Dimmick provided more details on changes made to doors, entranceways, methods of ingress and egress, intercom systems, classroom doors (down to things as basic as hinges), etc., saying the ultimate goal was to set these things in place while still making “parents comfortable, children comfortable and having a place where education can happen — none of this should impinge on a child’s ability to learn.” All methods of entry, including windows, tunnels and rooftops were looked into.
Shifting his remarks towards “active shooter response,” Dimmick described the three possibilities as “run, hide, fight” and spoke of a room-by-room examination and teacher training on hiding and exiting. He called the “sheltering areas” [of each room] “large enough for the whole school population.” Teachers receive training via a safety plan gone over at faculty meetings.
Saying that shooters “have many common statistics, but no real profile,” he again reiterated the need to hopefully deter and use all delaying tactics possible to allow for a law enforcement response, and also to have things set up systematically but not necessarily revealed to the public, for security’s sake. Dimmick said, “In a real crisis, things don’t follow a plan, because people will be scared,” nonetheless things like a designated site for all on campus to head to, and ways of alerting parents not to descend on the buildings en masse, can better be facilitated.

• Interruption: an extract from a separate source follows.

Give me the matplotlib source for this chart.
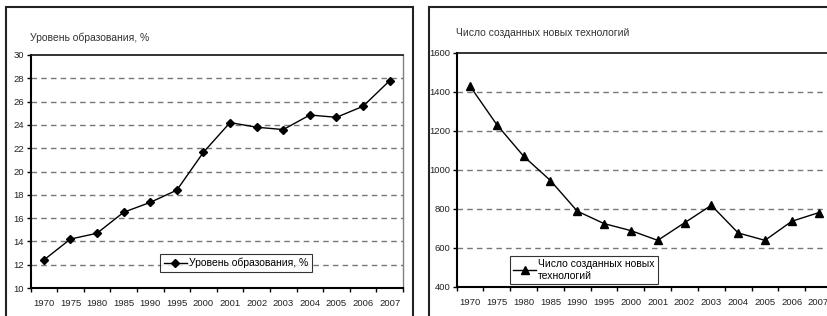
import matplotlib.pyplot as plt
from matplotlib.patches import Rectangle

plt.rcParams["font.family"] = ["Liberation Sans", "DejaVu Sans"]

years = ["1970", "1975", "1980", "1985", "1990", "1995", "2000",
         "2001", "2002", "2003", "2004", "2005", "2006", "2007"]
education = [12.4, 14.2, 14.7, 16.5, 17.35, 18.4, 21.65,
             24.2, 23.8, 23.6, 24.85, 24.65, 25.6, 27.8]
technologies = [1430, 1232, 1070, 945, 788, 724, 688,
                638, 728, 818, 676, 638, 736, 780]

W, H = 827, 316
fig = plt.figure(figsize=(W / 100, H / 100), dpi=100)
fig.patch.set_facecolor("white")


def px_axes(x0, y0, x1, y1):
    # pixel box (top-left origin) -> figure fraction axes
    return fig.add_axes([x0 / W, (H - y1) / H, (x1 - x0) / W, (y1 - y0) / H])


def frame(x0, y0, x1, y1):
    fig.patches.append(Rectangle((x0 / W, (H - y1) / H), (x1 - x0) / W, (y1 - y0) / H,
                                 transform=fig.transFigure, fill=False,
                                 edgecolor="#222222", linewidth=1.5))


def style(ax, ymin, ymax, step):
    x = range(len(years))
    ax.set_xlim(-0.5, len(years) - 0.5)
    ax.set_ylim(ymin, ymax)
    ax.set_xticks(list(x))
    ax.set_xticklabels(years, fontsize=6.8, color="#222222")
    ax.set_xticks([i - 0.5 for i in range(len(years) + 1)], minor=True)
    ax.tick_params(axis="x", which="major", length=0, pad=8)
    ax.tick_params(axis="x", which="minor", length=3, width=1, direction="out", color="black")
    ticks = list(range(ymin, ymax + 1, step))
    ax.set_yticks(ticks)
    ax.set_yticklabels([str(t) for t in ticks], fontsize=6.8, color="#222222")
    ax.tick_params(axis="y", length=3, width=1, direction="out", pad=1.5)
    for t in ticks[1:-1]:
        ax.axhline(t, color="#777777", linestyle=(0, (4, 3)), linewidth=1, zorder=1)
    for s in ["left", "bottom"]:
        ax.spines[s].set_linewidth(1.5)
        ax.spines[s].set_color("black")
    ax.spines["top"].set_linewidth(1.2)
    ax.spines["top"].set_color("#111111")
    ax.spines["right"].set_linewidth(1)
    ax.spines["right"].set_color("#808080")


# left chart
frame(6, 7, 413, 330)
ax1 = px_axes(30.5, 55, 403, 288)
ax1.plot(range(len(years)), education, color="black", linewidth=1,
         marker="D", markersize=4.5, label="Уровень образования, %", zorder=3)
style(ax1, 10, 30, 2)
fig.text(30 / W, (H - 38) / H, "Уровень образования, %", fontsize=7.5,
         color="#333333", va="center", ha="left")
leg1 = ax1.legend(loc="center", bbox_to_anchor=(236 / W, (H - 263) / H),
                  bbox_transform=fig.transFigure, fontsize=7.5, frameon=True,
                  fancybox=False, borderpad=0.35, handlelength=2.2, handletextpad=0.2)
leg1.get_frame().set_edgecolor("black")
leg1.get_frame().set_linewidth(0.8)

# right chart (cut off at the right edge, as in the source)
frame(429, 7, 900, 330)
ax2 = px_axes(456.6, 53, 832, 286.7)
ax2.plot(range(len(years)), technologies, color="black", linewidth=1,
         marker="^", markersize=5.5, label="Число созданных новых\nтехнологий", zorder=3)
style(ax2, 400, 1600, 200)
fig.text(456 / W, (H - 33) / H, "Число созданных новых технологий", fontsize=7.5,
         color="#333333", va="center", ha="left")
leg2 = ax2.legend(loc="center", bbox_to_anchor=(584 / W, (H - 270) / H),
                  bbox_transform=fig.transFigure, fontsize=7.5, frameon=True,
                  fancybox=False, borderpad=0.35, handlelength=2.2, handletextpad=0.2)
leg2.get_frame().set_edgecolor("black")
leg2.get_frame().set_linewidth(0.8)

fig.savefig("out.png", dpi=100)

Questions from the parents in attendance followed, on topics ranging from the value of having a school resource officer (as in the past), who would be funded 50/50 by the school and county, to the fine line between making children fearful and having them prepared, to putting up a proposition vote to the community to pay for further security enhancements — something Villanti seemed to think was inevitable in “taking the school to the next level” of protection.